Boron isotope composition of tourmalinite and vein tourmalines associated with gold mineralization, Serra do Itaberaba Group, central Ribeira Belt, SE Brazil

Abstract

Important concentrations of tourmaline occur as gold-bearing stratiform tourmalinites and in mineralized quartz–tourmaline veins at the Tapera Grande and Quartzito gold prospects in the Mesoproterozoic Serra do Itaberaba Group, central Ribeira Belt (São Paulo State, SE Brazil). The main rock types in both prospects constitute the volcanic–sedimentary Morro da Pedra Preta Formation, which formed in a submarine back-arc setting. At Tapera Grande, the volcanic–sedimentary sequence is composed of metabasic and metavolcaniclastic rocks, graphitic and sulfur-rich metapelites, banded iron formation, metandesite, metarhyolite, calc-silicates, tourmalinites and metahydrothermalites derived from mafic and felsic rocks.
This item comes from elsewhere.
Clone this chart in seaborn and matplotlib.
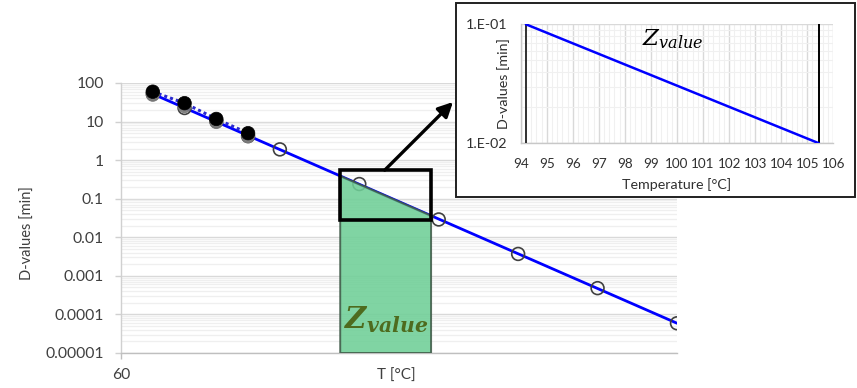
import numpy as np
import matplotlib
matplotlib.use("Agg")
import matplotlib.pyplot as plt
import matplotlib.patheffects as pe
from matplotlib.patches import Polygon, Rectangle
import seaborn as sns

# ---- data -------------------------------------------------------------
temp_open = [65, 70, 75, 80, 85, 97.5, 110, 122.5, 135, 147.5]
d_open = [52, 22.5, 10.2, 4.2, 1.9, 0.24, 0.029, 0.0037, 0.00048, 0.000059]

temp_filled = [65, 70, 75, 80]
d_filled = [59.5, 30, 11.7, 5.0]

y_ticks = [100, 10, 1, 0.1, 0.01, 0.001, 0.0001, 0.00001]
y_tick_labels = ["100", "10", "1", "0.1", "0.01", "0.001", "0.0001", "0.00001"]
x_ticks = [60]
x_tick_labels = ["60"]

# temperature span highlighted as one z-value, and the zoom box
zone_t = [94.5, 108.8]
zone_d = [0.028, 0.55]

# inset: one log decade of D across the z-value
inset_t = [94.2, 105.45]
inset_d = [0.1, 0.01]
inset_x_ticks = list(range(94, 107))
inset_y_ticks = [0.1, 0.01]
inset_y_labels = ["1.E-01", "1.E-02"]

# ---- style ------------------------------------------------------------
sns.set_theme(style="white")
plt.rcParams["font.family"] = ["Lato", "DejaVu Sans"]
plt.rcParams["mathtext.fontset"] = "dejavuserif"

W, H = 857, 388
fig = plt.figure(figsize=(W / 100, H / 100), dpi=100)
fig.patch.set_facecolor("white")

def fx(px):
    return px / W

def fy(py):
    return 1 - py / H

# ---- main chart -------------------------------------------------------
ax = fig.add_axes([fx(121), fy(353), (677 - 121) / W, (353 - 83) / H])
ax.set_yscale("log")
ax.set_xlim(60, 147.5)
ax.set_ylim(1e-5, 100)

# log-linear regression through the open points
coef = np.polyfit(temp_open, np.log10(d_open), 1)
fit_t = np.array([temp_open[0], temp_open[-1]])
fit_d = 10 ** np.polyval(coef, fit_t)

sns.lineplot(x=fit_t, y=fit_d, ax=ax, color="#0000ff", lw=2.0, zorder=3)
sns.lineplot(x=temp_filled, y=d_filled, ax=ax, color="#2a2ad0", lw=2.2,
             linestyle=(0, (1, 1)), zorder=3)
sns.scatterplot(x=temp_open, y=d_open, ax=ax, marker="o", s=85,
                facecolor="none", edgecolor="#404040", linewidth=1.2, zorder=4)
filled = sns.scatterplot(x=temp_filled, y=d_filled, ax=ax, marker="o", s=95,
                         color="black", edgecolor="black", linewidth=0.5, zorder=5)
filled.collections[-1].set_path_effects([
    pe.SimplePatchShadow(offset=(0, -2.4), shadow_rgbFace="#7a7a7a", alpha=0.95),
    pe.Normal(),
])

# green area under the line across the z-value span
poly_t = np.linspace(zone_t[0], zone_t[1], 20)
poly_top = 10 ** np.polyval(coef, poly_t)
verts = [(zone_t[0], 1e-5)] + list(zip(poly_t, poly_top)) + [(zone_t[1], 1e-5)]
ax.add_patch(Polygon(verts, closed=True, facecolor="#6fcf97", alpha=0.88,
                     edgecolor="#3f5a48", lw=1.4, zorder=6))
ax.add_patch(Rectangle((zone_t[0], zone_d[0]), zone_t[1] - zone_t[0],
                       zone_d[1] - zone_d[0], fill=False, edgecolor="black",
                       lw=2.6, zorder=7))
ax.text(95.1, 4.4e-5, r"$\mathbfit{Z}_{\mathbfit{value}}$", fontsize=21,
        color="#4e6b1e", ha="left", va="baseline", zorder=8)

ax.set_yticks(y_ticks)
ax.set_yticklabels(y_tick_labels)
ax.set_xticks(x_ticks)
ax.set_xticklabels(x_tick_labels)
ax.yaxis.set_minor_locator(matplotlib.ticker.LogLocator(base=10, subs=np.arange(2, 10)))
ax.yaxis.set_minor_formatter(matplotlib.ticker.NullFormatter())
ax.grid(True, which="major", axis="y", color="#d9d9d9", lw=1.0)
ax.grid(True, which="minor", axis="y", color="#efefef", lw=0.9)
ax.grid(False, axis="x")
ax.set_axisbelow(True)
for s in ["top", "right"]:
    ax.spines[s].set_visible(False)
ax.spines["left"].set_color("#d0d0d0")
ax.spines["bottom"].set_color("#bfbfbf")
ax.spines["left"].set_linewidth(1.0)
ax.spines["bottom"].set_linewidth(1.0)
ax.tick_params(axis="y", which="major", direction="out", length=4.3, width=1,
               color="#d0d0d0", pad=8, labelsize=11.3, labelcolor="#404040", left=True)
ax.tick_params(axis="y", which="minor", left=False)
ax.tick_params(axis="x", direction="out", length=4, width=1, color="#bfbfbf",
               pad=7, labelsize=11.3, labelcolor="#404040", bottom=True)
ax.set_xlabel("T [°C]", fontsize=11, color="#404040")
ax.set_ylabel("D-values [min]", fontsize=10.5, color="#404040")
ax.xaxis.set_label_coords(0.496, -0.058)
ax.yaxis.set_label_coords(-0.155, 0.444)

# ---- inset frame and axes ---------------------------------------------
fig.add_artist(Rectangle((fx(456), fy(197)), (855 - 456) / W, (197 - 3) / H,
                         transform=fig.transFigure, facecolor="white",
                         edgecolor="#202020", lw=1.4, zorder=10))

ax2 = fig.add_axes([fx(520.7), fy(143.3), (833.3 - 520.7) / W, (143.3 - 24.3) / H],
                   zorder=11)
ax2.set_yscale("log")
ax2.set_xlim(94, 106)
ax2.set_ylim(0.01, 0.1)
sns.lineplot(x=inset_t, y=inset_d, ax=ax2, color="#0000ff", lw=1.8, zorder=4)
ax2.vlines(inset_t[0], inset_d[1], inset_d[0], color="#303030", lw=1.4, zorder=3)
ax2.vlines(inset_t[1], inset_d[1], inset_d[0], color="black", lw=1.4, zorder=3)
ax2.text(98.64, 0.067, r"$Z_{value}$", fontsize=16.5, color="black",
         ha="left", va="baseline")

ax2.set_xticks(inset_x_ticks)
ax2.set_xticklabels([str(t) for t in inset_x_ticks])
ax2.xaxis.set_minor_locator(matplotlib.ticker.MultipleLocator(0.2))
ax2.set_yticks(inset_y_ticks)
ax2.set_yticklabels(inset_y_labels)
ax2.yaxis.set_minor_locator(matplotlib.ticker.LogLocator(base=10, subs=np.arange(2, 10)))
ax2.yaxis.set_minor_formatter(matplotlib.ticker.NullFormatter())
ax2.grid(True, which="major", color="#d9d9d9", lw=1.0)
ax2.grid(True, which="minor", color="#f0f0f0", lw=0.8)
ax2.set_axisbelow(True)
for s in ["top", "right"]:
    ax2.spines[s].set_visible(False)
for s in ["left", "bottom"]:
    ax2.spines[s].set_color("#c8c8c8")
    ax2.spines[s].set_linewidth(1.0)
ax2.tick_params(axis="both", which="major", direction="out", length=3, width=1,
                color="#c8c8c8", labelsize=10.3, labelcolor="#303030")
ax2.tick_params(axis="x", labelsize=9.7)
ax2.tick_params(axis="both", which="minor", length=0)
ax2.tick_params(axis="x", pad=7.5)
ax2.tick_params(axis="y", pad=6.5)
ax2.set_xlabel("Temperature [°C]", fontsize=10.3, color="#303030")
ax2.set_ylabel("D-values [min]", fontsize=10.3, color="#303030")
ax2.xaxis.set_label_coords(0.5, -0.29)
ax2.yaxis.set_label_coords(-0.035, 0.5)

# arrow from the zoom box to the inset
ax.annotate("", xy=(fx(453), fy(102)), xycoords="figure fraction",
            xytext=(101.5, zone_d[1]), textcoords="data",
            arrowprops=dict(arrowstyle="-|>", lw=2.4, color="black",
                            mutation_scale=22, shrinkA=0, shrinkB=0),
            annotation_clip=False, zorder=9)

fig.savefig("out.png", dpi=100, facecolor="white")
The Mesoproterozoic rocks at Quartzito prospect are lithologically similar but they have been affected by Neoproterozoic faulting and shearing and by the emplacement of granitic rocks, resulting in the formation of tourmaline-rich quartz–carbonate veins with gold and base metal mineralization. We conducted a chemical and B-isotope study of tourmalines in order to better understand the origin of the stratiform tourmalinites in the Morro da Pedra Preta Formation and their relationship with gold mineralization. The overall range of δ 11B values obtained for the tourmalinite and vein tourmalines is between − 15‰ and − 5‰, with the tourmalinites falling at the low end of this range (− 15 to − 8‰). Such values are typical for continental crust and inconsistent with a primary marine boron signature as expected from the submarine-exhalative model for the gold prospects. We conclude from this that tourmaline formed or recrystallized from crustal fluids related to the amphibolite-grade metamorphism which affected the Serra do Itaberaba Group and that gold deposition occurred syn- to post-peak metamorphism by phase immiscibility, as attested by fluid inclusions in Tapera Grande tourmalinite tourmaline and quartz. The vein-hosted tourmalines at Quartzito have isotopically variable boron signatures, with heavier δ 11B values of − 5‰ to − 8‰ for acicular green tourmalines and lighter values (− 15‰ to − 7‰ for light blue, Ti-free tourmaline from quartz–carbonate veins). We attribute the heavier boron to fluids derived from the volcano-sedimentary rocks of marine affinity whereas the lighter boron was contributed by crustal fluids related to the granitoids or metasediments in the continental crust.